## GIVEN REQUEST
Each line below should be retyped exactly, with no pictures.

## COLLECTED DATA
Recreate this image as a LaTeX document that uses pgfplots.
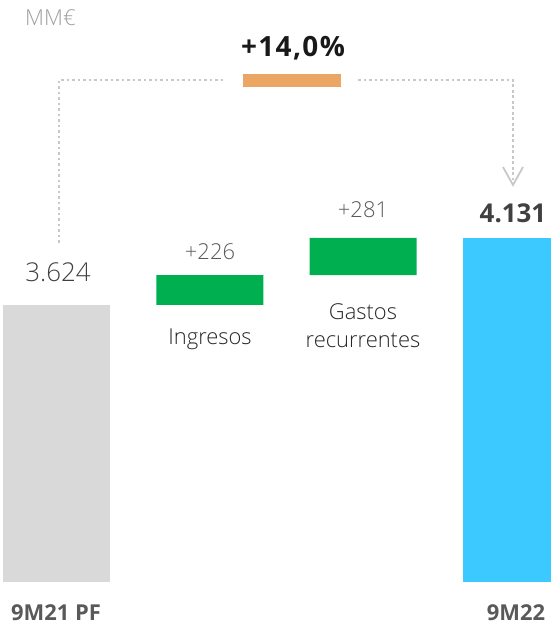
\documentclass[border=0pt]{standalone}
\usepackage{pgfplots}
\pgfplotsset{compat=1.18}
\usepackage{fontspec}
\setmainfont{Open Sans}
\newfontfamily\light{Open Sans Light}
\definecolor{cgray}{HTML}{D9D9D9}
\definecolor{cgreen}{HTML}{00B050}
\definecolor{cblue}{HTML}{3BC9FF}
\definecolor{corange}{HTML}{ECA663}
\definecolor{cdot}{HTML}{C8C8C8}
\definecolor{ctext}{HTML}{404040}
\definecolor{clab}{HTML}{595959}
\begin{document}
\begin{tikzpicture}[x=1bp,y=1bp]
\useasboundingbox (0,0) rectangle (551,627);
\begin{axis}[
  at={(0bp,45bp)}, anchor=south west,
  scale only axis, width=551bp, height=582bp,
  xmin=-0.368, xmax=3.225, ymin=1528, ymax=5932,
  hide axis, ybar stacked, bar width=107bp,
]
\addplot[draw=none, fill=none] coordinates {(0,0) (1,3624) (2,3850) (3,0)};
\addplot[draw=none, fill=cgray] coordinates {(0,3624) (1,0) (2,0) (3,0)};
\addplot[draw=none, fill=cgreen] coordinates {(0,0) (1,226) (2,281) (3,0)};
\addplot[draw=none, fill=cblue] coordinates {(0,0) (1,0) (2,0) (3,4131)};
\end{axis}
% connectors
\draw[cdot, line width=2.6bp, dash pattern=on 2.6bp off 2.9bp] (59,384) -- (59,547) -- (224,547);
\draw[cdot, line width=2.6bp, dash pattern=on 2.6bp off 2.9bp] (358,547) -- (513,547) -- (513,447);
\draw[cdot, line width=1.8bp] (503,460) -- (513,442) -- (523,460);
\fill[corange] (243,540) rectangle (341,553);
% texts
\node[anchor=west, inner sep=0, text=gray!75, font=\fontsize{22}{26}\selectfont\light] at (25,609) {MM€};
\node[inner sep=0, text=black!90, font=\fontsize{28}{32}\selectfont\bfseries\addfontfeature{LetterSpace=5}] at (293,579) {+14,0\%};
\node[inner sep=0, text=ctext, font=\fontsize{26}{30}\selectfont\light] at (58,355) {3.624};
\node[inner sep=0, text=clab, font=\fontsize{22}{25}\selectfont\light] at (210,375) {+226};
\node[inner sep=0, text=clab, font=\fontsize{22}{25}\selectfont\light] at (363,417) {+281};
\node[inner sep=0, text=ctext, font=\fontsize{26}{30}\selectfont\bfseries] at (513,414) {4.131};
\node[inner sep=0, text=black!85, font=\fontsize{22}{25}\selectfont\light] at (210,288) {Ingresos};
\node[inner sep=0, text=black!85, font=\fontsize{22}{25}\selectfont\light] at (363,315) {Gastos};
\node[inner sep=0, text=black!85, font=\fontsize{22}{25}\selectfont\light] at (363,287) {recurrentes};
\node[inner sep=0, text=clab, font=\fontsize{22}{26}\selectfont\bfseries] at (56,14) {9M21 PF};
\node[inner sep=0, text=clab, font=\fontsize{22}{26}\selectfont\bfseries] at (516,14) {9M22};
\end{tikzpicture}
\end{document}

## WRITTEN ANSWER
Recreate this image as a LaTeX document that uses pgfplots.
\documentclass[border=0pt]{standalone}
\usepackage{pgfplots}
\pgfplotsset{compat=1.18}
\usepackage{fontspec}
\setmainfont{Open Sans}
\newfontfamily\light{Open Sans Light}
\definecolor{cgray}{HTML}{D9D9D9}
\definecolor{cgreen}{HTML}{00B050}
\definecolor{cblue}{HTML}{3BC9FF}
\definecolor{corange}{HTML}{ECA663}
\definecolor{cdot}{HTML}{C8C8C8}
\definecolor{ctext}{HTML}{404040}
\definecolor{clab}{HTML}{595959}
\begin{document}
\begin{tikzpicture}[x=1bp,y=1bp]
\useasboundingbox (0,0) rectangle (551,627);
\begin{axis}[
  at={(0bp,45bp)}, anchor=south west,
  scale only axis, width=551bp, height=582bp,
  xmin=-0.368, xmax=3.225, ymin=1528, ymax=5932,
  hide axis, ybar stacked, bar width=107bp,
]
\addplot[draw=none, fill=none] coordinates {(0,0) (1,3624) (2,3850) (3,0)};
\addplot[draw=none, fill=cgray] coordinates {(0,3624) (1,0) (2,0) (3,0)};
\addplot[draw=none, fill=cgreen] coordinates {(0,0) (1,226) (2,281) (3,0)};
\addplot[draw=none, fill=cblue] coordinates {(0,0) (1,0) (2,0) (3,4131)};
\end{axis}
% connectors
\draw[cdot, line width=2.6bp, dash pattern=on 2.6bp off 2.9bp] (59,384) -- (59,547) -- (224,547);
\draw[cdot, line width=2.6bp, dash pattern=on 2.6bp off 2.9bp] (358,547) -- (513,547) -- (513,447);
\draw[cdot, line width=1.8bp] (503,460) -- (513,442) -- (523,460);
\fill[corange] (243,540) rectangle (341,553);
% texts
\node[anchor=west, inner sep=0, text=gray!75, font=\fontsize{22}{26}\selectfont\light] at (25,609) {MM€};
\node[inner sep=0, text=black!90, font=\fontsize{28}{32}\selectfont\bfseries\addfontfeature{LetterSpace=5}] at (293,579) {+14,0\%};
\node[inner sep=0, text=ctext, font=\fontsize{26}{30}\selectfont\light] at (58,355) {3.624};
\node[inner sep=0, text=clab, font=\fontsize{22}{25}\selectfont\light] at (210,375) {+226};
\node[inner sep=0, text=clab, font=\fontsize{22}{25}\selectfont\light] at (363,417) {+281};
\node[inner sep=0, text=ctext, font=\fontsize{26}{30}\selectfont\bfseries] at (513,414) {4.131};
\node[inner sep=0, text=black!85, font=\fontsize{22}{25}\selectfont\light] at (210,288) {Ingresos};
\node[inner sep=0, text=black!85, font=\fontsize{22}{25}\selectfont\light] at (363,315) {Gastos};
\node[inner sep=0, text=black!85, font=\fontsize{22}{25}\selectfont\light] at (363,287) {recurrentes};
\node[inner sep=0, text=clab, font=\fontsize{22}{26}\selectfont\bfseries] at (56,14) {9M21 PF};
\node[inner sep=0, text=clab, font=\fontsize{22}{26}\selectfont\bfseries] at (516,14) {9M22};
\end{tikzpicture}
\end{document}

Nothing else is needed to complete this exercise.